Confesso não ter assistido os filmes de Pedro Almodóvar, mas sei de sua forte reputação. A Pele que Habito foi o primeiro de minha lista, e li por aí que este seu novo trabalho quebra algumas regras de seu próprio estilo. Filmografias à parte, farei então uma análise mais imparcial de seu novo (e perturbador) filme.
Desde que sua esposa foi queimada em um acidente de carro, o Dr. Robert Ledgard (Antonio Banderas), um iminente cirurgião plástico, interessou-se em criar uma nova pele com a qual ele poderia tê-la salvo. Depois de 12 anos, ele consegue criar uma pele artificial que é um escudo mais forte do que a pele humana original. Robert realiza os testes em uma cobaia humana, Vera (Elena Anaya), que mantém aprisionada em sua casa.
A Pele que Habito é um filme perturbador, tanto por seu constante clima de frieza e suspense, quanto às várias dúvidas que aos poucos vão sendo respondidas durante a projeção. A fotografia acompanha a obsessão e frieza de Dr. Robert e a forma sádica com que cuida de sua cobaia humana, Vera, ora tratando-a de forma descartável, ora revelando uma atração amorosa.
Vera possui uma forte semelhança com sua ex-mulher morta em um acidente, o que mostra que, muito além da busca de uma pele artificial humana perfeita, Dr. Robert também busca manter a imagem de sua mulher literalmente viva ao seu lado.
Sem nenhum pudor em mostrar o corpo nu de Vera (ao contrário de muitas obras hollywoodianas), Almodóvar exibe o corpo da cobaia como uma obra de arte da medicina, um estágio da perfeição humana, uma pele perfeita, um corpo perfeito, porém artificial. Sem apelo sexual, porém com uma forte beleza, quase uma escultura viva.
E a história, aos poucos, vai se tornando cada vez mais bizarra e doentia, com estranhas ligações entre os personagens, rumo a uma revelação surpreendente. Obviamente não vou revelar muitos detalhes que possam estragar a surpresa, então pularei logo para uma análise mais filosófica do filme.

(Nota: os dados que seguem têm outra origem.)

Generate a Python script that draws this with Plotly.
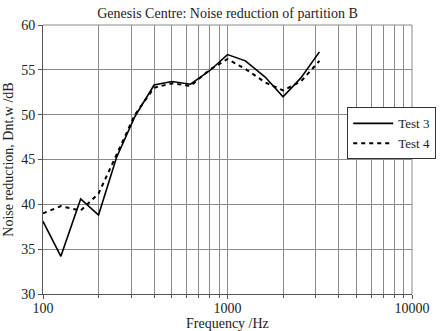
import plotly.graph_objects as go

freqs = [100, 125, 160, 200, 250, 315, 400, 500, 630, 800, 1000, 1250, 1600, 2000, 2500, 3150]
test3 = [38.1, 34.2, 40.6, 38.8, 45.2, 49.8, 53.3, 53.7, 53.4, 54.9, 56.7, 56.0, 54.2, 52.0, 54.1, 57.0]
test4 = [39.0, 39.8, 39.3, 41.2, 45.5, 50.0, 53.0, 53.5, 53.2, 55.0, 56.2, 55.1, 53.6, 52.7, 53.7, 56.0]
x_tick_vals = [100, 1000, 10000]
x_tick_text = ["100", "1000", "10000"]
y_tick_vals = [30, 35, 40, 45, 50, 55, 60]

font_family = "Liberation Serif"

fig = go.Figure()
fig.add_trace(go.Scatter(x=freqs, y=test3, mode="lines", name="Test 3",
                         line=dict(color="black", width=1.6)))
fig.add_trace(go.Scatter(x=freqs, y=test4, mode="lines", name="Test 4",
                         line=dict(color="black", width=2, dash="4px,4px")))

fig.update_layout(
    width=444, height=331,
    margin=dict(l=43, r=32, t=25, b=37, autoexpand=False),
    paper_bgcolor="white", plot_bgcolor="white",
    font=dict(family=font_family, size=14, color="#222"),
    title=dict(text="Genesis Centre: Noise reduction of partition B",
               x=0.5, xanchor="center", xref="paper", y=0.96, yanchor="middle",
               font=dict(size=14, family=font_family, color="#222")),
    legend=dict(x=0.945, xanchor="center", y=0.597, yanchor="middle",
                bgcolor="white", bordercolor="#333", borderwidth=1,
                font=dict(size=13, family=font_family, color="#222"),
                tracegroupgap=0, itemwidth=40),
    showlegend=True,
    annotations=[dict(text="Frequency /Hz", xref="paper", yref="paper",
                      x=0.5, y=-0.108, xanchor="center", yanchor="middle",
                      showarrow=False, font=dict(size=14, family=font_family, color="#222"))],
)

fig.update_xaxes(
    type="log", range=[2, 4], automargin=False,
    tickvals=x_tick_vals, ticktext=x_tick_text,
    showgrid=True, gridcolor="#8a8a8a", gridwidth=1,
    minor=dict(dtick="D1", showgrid=True, gridcolor="#8a8a8a", gridwidth=1,
               ticks="outside", ticklen=3, tickcolor="#555"),
    showline=True, linecolor="#555", linewidth=1,
    ticks="outside", ticklen=4, tickcolor="#555",
    ticklabelstandoff=-3,
    zeroline=False,
    tickfont=dict(size=14, family=font_family),
)
fig.update_yaxes(
    range=[30, 60], tickvals=y_tick_vals, automargin=False,
    showgrid=True, gridcolor="#8a8a8a", gridwidth=1,
    showline=True, linecolor="#555", linewidth=1,
    ticks="outside", ticklen=4, tickcolor="#555",
    zeroline=False,
    title=dict(text="Noise reduction, Dnt,w /dB", standoff=4, font=dict(size=14, family=font_family)),
    tickfont=dict(size=14, family=font_family),
)

# top and right border lines of plot area
fig.add_shape(type="line", xref="paper", yref="paper", x0=0, x1=1, y0=1, y1=1,
              line=dict(color="#8a8a8a", width=1))
fig.add_shape(type="line", xref="paper", yref="paper", x0=1, x1=1, y0=0, y1=1,
              line=dict(color="#8a8a8a", width=1))

fig.write_html("out.html", config={"displayModeBar": False},
               post_script="document.body.style.margin='0';document.body.style.overflow='hidden';")
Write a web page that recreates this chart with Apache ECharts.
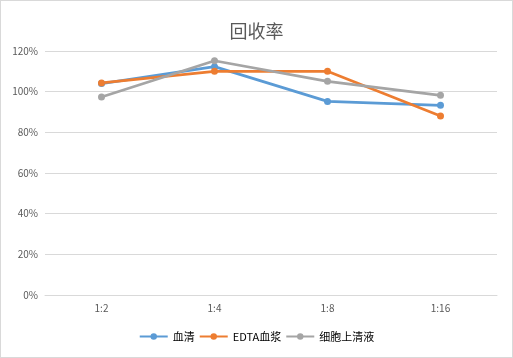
<!DOCTYPE html>
<html><head><meta charset="utf-8">
<script src="https://cdn.jsdelivr.net/npm/echarts@6/dist/echarts.min.js"></script>
<style>html,body{margin:0;padding:0;background:#fff}#c{width:511px;height:356px;border:1px solid #d9d9d9}</style>
</head><body><div id="c"></div>
<script>
var categories = ['1:2', '1:4', '1:8', '1:16'];
var serum = [104, 112.3, 95.2, 93.3];
var edtaPlasma = [104.3, 110, 110, 88];
var cellSupernatant = [97.4, 115.2, 105.1, 98.2];
var seriesNames = ['血清', 'EDTA血浆', '细胞上清液'];
var colors = ['#5B9BD5', '#ED7D31', '#A5A5A5'];
var values = [serum, edtaPlasma, cellSupernatant];

var chart = echarts.init(document.getElementById('c'));
var font = '"Noto Sans CJK SC", "Noto Sans", sans-serif';
chart.setOption({
  animation: false,
  title: {text: '回收率', left: 'center', top: 16,
    textStyle: {fontSize: 18, fontWeight: 'normal', color: '#595959', fontFamily: font}},
  grid: {left: 44, right: 15, top: 50, bottom: 62},
  legend: {bottom: 10, left: 'center', itemWidth: 28, itemHeight: 8, itemGap: 4,
    textStyle: {fontSize: 11, color: '#000', fontFamily: font},
    data: seriesNames},
  xAxis: {type: 'category', data: categories, boundaryGap: true,
    axisLine: {lineStyle: {color: '#d9d9d9'}}, axisTick: {show: false},
    axisLabel: {color: '#595959', fontSize: 10, margin: 8, fontFamily: font}},
  yAxis: {type: 'value', min: 0, max: 120, interval: 20,
    axisLabel: {formatter: '{value}%', color: '#595959', fontSize: 10, margin: 7, fontFamily: font},
    splitLine: {lineStyle: {color: '#d9d9d9'}}, axisLine: {show: false}, axisTick: {show: false}},
  series: seriesNames.map(function(n, i){
    return {name: n, type: 'line', data: values[i], symbol: 'circle', symbolSize: 7,
      itemStyle: {color: colors[i]}, lineStyle: {width: 2.75, color: colors[i]}};
  })
});
</script></body></html>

Com uma estrutura narrativa em três atos não lineares, Almodóvar explora a artificialidade da beleza em nosso tempo, além da relatividade do sexo no ser humano. Sexo aqui neste contexto, leia-se masculino/feminino. Não adianta criar um corpo da forma que se queira, como para atender sua necessidade doentia de manter a imagem de sua ex-mulher viva, se seu verdadeiro conteúdo é impossível de ser mudado. Dr. Robert acaba se apaixonando por sua cobaia e mantendo-a como sua mulher, apenas iludido por sua aparência física, mas ignorando a verdade de sua origem.
A busca por uma pele humana melhorada surge de um trauma egoísta, pessoal, mas sendo o meio necessário que beneficiará a todos. O domínio psicológico e o cárcere de sua cobaia ressaltando a relação de poder homem/mulher invertida através de uma assustadora punição para Vera.
O próprio título do filme carrega sua filosofia: A pele que habito, ou seja, Vera é apenas uma consciência humana que habita um corpo que nem é seu. Habita presa, tanto mentalmente, quanto fisicamente.
Até o momento da surpreendente revelação o filme continua impecável, porém me surpreendi de forma negativa com seu desfecho final, que no meu caso foi bem previsível e achei bastante simplório. Infelizmente seria um filme irretocável se seu final fosse um pouco mais complexo e explorasse mais a temática polêmica do filme.
Ah, e se você, depois de saber quem realmente era Vera, começar a ter repúdio de sua relação com Dr. Robert, comece a repensar seus próprios conceitos…
P.S.: O nome da atriz coadjuvante é Marisa Paredes. Seria uma parente minha?